_WHAT YOU HAVE TO DO_. Only the lines from the start of the data through the line containing "YAxis, ReferenceLine, ReferenceArea" should be written out, exactly as they are, with both ends included and the pictures left out.

## begin DATA SHOWN

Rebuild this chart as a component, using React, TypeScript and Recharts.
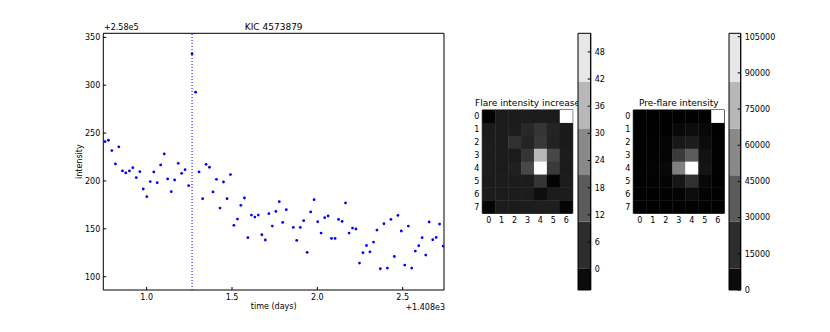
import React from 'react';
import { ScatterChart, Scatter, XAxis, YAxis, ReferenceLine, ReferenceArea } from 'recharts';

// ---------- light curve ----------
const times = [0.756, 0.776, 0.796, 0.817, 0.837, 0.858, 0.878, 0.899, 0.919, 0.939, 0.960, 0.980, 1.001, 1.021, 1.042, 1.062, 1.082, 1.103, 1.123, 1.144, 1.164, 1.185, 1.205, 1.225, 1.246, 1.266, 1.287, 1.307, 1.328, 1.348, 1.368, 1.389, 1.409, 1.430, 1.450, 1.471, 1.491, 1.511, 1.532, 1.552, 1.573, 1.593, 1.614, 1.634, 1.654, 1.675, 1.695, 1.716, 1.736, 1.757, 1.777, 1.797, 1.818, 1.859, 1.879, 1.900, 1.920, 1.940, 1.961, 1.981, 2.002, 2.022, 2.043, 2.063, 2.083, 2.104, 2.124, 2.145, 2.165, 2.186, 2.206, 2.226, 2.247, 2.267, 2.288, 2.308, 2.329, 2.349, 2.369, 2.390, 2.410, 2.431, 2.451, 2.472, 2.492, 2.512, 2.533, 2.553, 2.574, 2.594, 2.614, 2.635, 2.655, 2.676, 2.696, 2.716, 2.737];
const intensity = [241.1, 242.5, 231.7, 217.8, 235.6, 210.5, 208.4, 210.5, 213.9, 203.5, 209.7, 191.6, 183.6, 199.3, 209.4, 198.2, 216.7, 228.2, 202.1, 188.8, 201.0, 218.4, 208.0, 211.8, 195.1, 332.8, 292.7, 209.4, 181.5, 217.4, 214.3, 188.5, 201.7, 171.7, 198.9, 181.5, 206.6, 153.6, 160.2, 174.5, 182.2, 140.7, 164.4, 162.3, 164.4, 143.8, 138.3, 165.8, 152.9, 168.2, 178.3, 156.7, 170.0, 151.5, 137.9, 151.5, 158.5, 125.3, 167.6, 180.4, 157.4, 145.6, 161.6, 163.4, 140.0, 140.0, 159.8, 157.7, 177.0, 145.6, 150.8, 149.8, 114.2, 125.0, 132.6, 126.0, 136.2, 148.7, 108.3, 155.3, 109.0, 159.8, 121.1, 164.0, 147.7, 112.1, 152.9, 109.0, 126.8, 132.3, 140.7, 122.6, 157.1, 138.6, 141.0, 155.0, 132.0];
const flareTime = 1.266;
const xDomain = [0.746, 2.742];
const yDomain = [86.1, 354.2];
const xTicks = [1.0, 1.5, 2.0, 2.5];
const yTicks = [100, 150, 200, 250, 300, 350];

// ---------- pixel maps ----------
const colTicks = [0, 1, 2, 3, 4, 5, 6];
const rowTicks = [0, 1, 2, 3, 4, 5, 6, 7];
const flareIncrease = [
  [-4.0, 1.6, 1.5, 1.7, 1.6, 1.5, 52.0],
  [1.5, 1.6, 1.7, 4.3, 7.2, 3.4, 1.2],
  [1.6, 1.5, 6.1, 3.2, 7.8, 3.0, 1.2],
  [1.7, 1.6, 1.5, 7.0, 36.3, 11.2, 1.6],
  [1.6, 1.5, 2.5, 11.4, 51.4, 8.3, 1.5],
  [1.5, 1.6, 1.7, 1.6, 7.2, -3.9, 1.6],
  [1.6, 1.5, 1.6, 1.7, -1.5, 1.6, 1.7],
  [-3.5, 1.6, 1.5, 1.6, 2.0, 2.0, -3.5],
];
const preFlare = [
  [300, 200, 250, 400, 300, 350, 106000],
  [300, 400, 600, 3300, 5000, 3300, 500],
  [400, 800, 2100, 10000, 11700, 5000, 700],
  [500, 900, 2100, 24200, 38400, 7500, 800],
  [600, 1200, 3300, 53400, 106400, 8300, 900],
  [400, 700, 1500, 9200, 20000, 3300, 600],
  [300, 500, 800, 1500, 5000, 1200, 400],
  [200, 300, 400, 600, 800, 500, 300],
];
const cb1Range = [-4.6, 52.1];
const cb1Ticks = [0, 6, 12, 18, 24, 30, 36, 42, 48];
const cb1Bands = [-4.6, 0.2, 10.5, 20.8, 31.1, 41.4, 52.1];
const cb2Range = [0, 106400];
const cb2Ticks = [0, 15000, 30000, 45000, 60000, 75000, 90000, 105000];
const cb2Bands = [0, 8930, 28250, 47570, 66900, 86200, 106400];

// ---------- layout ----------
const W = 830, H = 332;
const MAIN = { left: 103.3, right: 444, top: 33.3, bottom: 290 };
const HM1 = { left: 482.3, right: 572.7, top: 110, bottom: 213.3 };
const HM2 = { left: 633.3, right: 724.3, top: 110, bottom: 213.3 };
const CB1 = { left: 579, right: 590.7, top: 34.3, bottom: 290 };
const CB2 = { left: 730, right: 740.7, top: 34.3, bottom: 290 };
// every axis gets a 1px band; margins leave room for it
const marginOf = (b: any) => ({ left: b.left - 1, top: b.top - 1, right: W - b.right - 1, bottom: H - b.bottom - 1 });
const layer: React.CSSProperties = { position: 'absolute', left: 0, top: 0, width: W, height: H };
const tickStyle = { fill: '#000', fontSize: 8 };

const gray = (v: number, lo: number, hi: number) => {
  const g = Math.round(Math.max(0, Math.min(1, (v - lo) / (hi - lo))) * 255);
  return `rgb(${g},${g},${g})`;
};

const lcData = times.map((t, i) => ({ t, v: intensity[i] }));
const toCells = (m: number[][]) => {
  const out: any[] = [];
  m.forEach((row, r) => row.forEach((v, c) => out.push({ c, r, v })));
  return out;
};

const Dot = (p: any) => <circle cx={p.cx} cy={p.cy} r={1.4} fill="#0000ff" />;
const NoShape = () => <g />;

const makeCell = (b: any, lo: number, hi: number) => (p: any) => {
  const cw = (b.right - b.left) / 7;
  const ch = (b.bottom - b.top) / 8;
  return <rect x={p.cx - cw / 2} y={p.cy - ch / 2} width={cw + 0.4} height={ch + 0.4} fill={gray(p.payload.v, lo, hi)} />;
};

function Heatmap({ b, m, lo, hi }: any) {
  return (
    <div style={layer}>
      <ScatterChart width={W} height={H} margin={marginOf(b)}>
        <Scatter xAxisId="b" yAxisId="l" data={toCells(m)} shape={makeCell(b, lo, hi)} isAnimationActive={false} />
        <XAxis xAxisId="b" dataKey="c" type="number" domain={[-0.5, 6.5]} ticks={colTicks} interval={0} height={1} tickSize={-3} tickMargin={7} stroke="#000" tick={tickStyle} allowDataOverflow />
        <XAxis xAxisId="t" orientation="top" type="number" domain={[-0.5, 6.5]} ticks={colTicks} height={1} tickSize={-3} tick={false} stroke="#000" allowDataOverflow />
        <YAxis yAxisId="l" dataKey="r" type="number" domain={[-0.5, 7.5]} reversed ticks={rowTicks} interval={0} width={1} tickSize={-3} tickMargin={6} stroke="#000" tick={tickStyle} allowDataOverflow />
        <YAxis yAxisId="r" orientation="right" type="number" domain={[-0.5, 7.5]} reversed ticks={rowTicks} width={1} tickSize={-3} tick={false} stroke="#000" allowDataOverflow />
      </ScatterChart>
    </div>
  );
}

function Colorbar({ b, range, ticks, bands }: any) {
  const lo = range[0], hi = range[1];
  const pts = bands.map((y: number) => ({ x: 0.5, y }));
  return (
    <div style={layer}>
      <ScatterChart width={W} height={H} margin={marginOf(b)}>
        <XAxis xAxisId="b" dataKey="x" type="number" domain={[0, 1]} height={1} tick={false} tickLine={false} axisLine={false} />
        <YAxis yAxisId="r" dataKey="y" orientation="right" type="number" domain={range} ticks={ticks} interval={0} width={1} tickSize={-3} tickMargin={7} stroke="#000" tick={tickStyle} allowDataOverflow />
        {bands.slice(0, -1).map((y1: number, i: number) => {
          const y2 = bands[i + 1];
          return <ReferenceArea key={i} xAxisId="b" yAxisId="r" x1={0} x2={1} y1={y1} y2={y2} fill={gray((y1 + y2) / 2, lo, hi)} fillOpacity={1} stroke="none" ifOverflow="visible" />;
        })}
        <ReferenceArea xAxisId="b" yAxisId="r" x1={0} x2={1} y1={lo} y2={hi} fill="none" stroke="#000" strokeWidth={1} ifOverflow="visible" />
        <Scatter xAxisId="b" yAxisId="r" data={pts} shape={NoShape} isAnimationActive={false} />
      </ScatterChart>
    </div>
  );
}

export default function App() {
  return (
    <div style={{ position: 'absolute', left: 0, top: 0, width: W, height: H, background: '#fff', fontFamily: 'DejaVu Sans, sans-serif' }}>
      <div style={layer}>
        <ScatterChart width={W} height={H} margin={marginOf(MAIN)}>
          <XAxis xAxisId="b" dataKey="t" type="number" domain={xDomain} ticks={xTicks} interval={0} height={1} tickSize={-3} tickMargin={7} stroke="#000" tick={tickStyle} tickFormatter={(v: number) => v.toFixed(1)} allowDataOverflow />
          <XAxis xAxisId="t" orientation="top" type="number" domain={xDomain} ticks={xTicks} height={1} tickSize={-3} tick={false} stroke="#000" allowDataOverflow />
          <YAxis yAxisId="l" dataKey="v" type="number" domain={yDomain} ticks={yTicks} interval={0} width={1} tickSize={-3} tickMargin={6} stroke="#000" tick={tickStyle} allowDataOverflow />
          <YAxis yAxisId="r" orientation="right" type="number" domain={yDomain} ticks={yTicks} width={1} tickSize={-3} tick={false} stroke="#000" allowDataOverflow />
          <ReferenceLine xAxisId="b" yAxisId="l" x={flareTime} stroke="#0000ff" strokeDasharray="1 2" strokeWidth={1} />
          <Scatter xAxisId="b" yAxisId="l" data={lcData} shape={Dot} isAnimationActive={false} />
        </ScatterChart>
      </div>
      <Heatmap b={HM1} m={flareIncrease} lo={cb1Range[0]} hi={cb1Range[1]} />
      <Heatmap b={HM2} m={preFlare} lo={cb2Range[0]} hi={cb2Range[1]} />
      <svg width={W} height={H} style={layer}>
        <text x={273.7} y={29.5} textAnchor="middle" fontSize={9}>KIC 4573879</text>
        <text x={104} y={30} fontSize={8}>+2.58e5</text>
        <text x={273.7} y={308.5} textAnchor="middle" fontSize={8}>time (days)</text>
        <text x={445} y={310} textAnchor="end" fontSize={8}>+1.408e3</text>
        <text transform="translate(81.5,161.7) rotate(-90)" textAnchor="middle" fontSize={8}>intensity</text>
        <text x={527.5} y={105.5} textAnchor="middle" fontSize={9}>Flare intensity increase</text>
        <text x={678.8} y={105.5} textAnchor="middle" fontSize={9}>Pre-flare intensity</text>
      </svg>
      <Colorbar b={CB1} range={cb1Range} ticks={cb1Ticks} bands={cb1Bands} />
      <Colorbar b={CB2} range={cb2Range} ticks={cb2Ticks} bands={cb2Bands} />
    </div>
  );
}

## end DATA SHOWN

_REPLY TO THE TASK_.
Rebuild this chart as a component, using React, TypeScript and Recharts.
import React from 'react';
import { ScatterChart, Scatter, XAxis, YAxis, ReferenceLine, ReferenceArea } from 'recharts';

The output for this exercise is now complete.